Wrong approach:az aks create --name myAKS --resource-group myRG --network-plugin azure --vnet-subnet-id /subscriptions/.../subnets/smallSubnet
Correct approach:az aks create --name myAKS --resource-group myRG --network-plugin azure --vnet-subnet-id /subscriptions/.../subnets/largeEnoughSubnet
Root cause:Not planning subnet size leads to IP exhaustion, causing pod creation failures.
#2Trying to switch network plugin after cluster creation.
Wrong approach:az aks update --name myAKS --resource-group myRG --network-plugin azure
Correct approach:Delete and recreate the AKS cluster with the desired network plugin specified at creation.

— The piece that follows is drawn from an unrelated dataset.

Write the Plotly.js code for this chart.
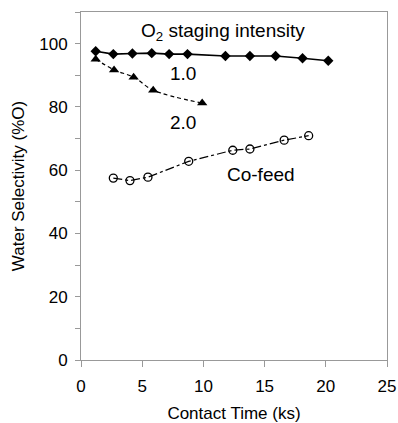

Root cause:Misunderstanding that network plugin is immutable after cluster creation.
#3Not configuring routes for kubenet cross-node pod communication.
Wrong approach:Create AKS cluster with kubenet and assume pods on different nodes communicate without extra setup.
Correct approach:Manually add user-defined routes in Azure VNet to enable pod traffic between nodes.
Root cause:Assuming kubenet handles all routing automatically leads to communication failures.
Key Takeaways
AKS networking connects pods inside clusters and to external networks using kubenet or Azure CNI plugins.
Kubenet uses node IPs with NAT for pods, saving IPs but limiting scalability and features.
Azure CNI assigns pods IPs directly from Azure VNet, enabling better integration and larger clusters.
Choosing the right network plugin at cluster creation is critical because it cannot be changed later.
Proper subnet sizing and routing configuration are essential to avoid network failures in AKS.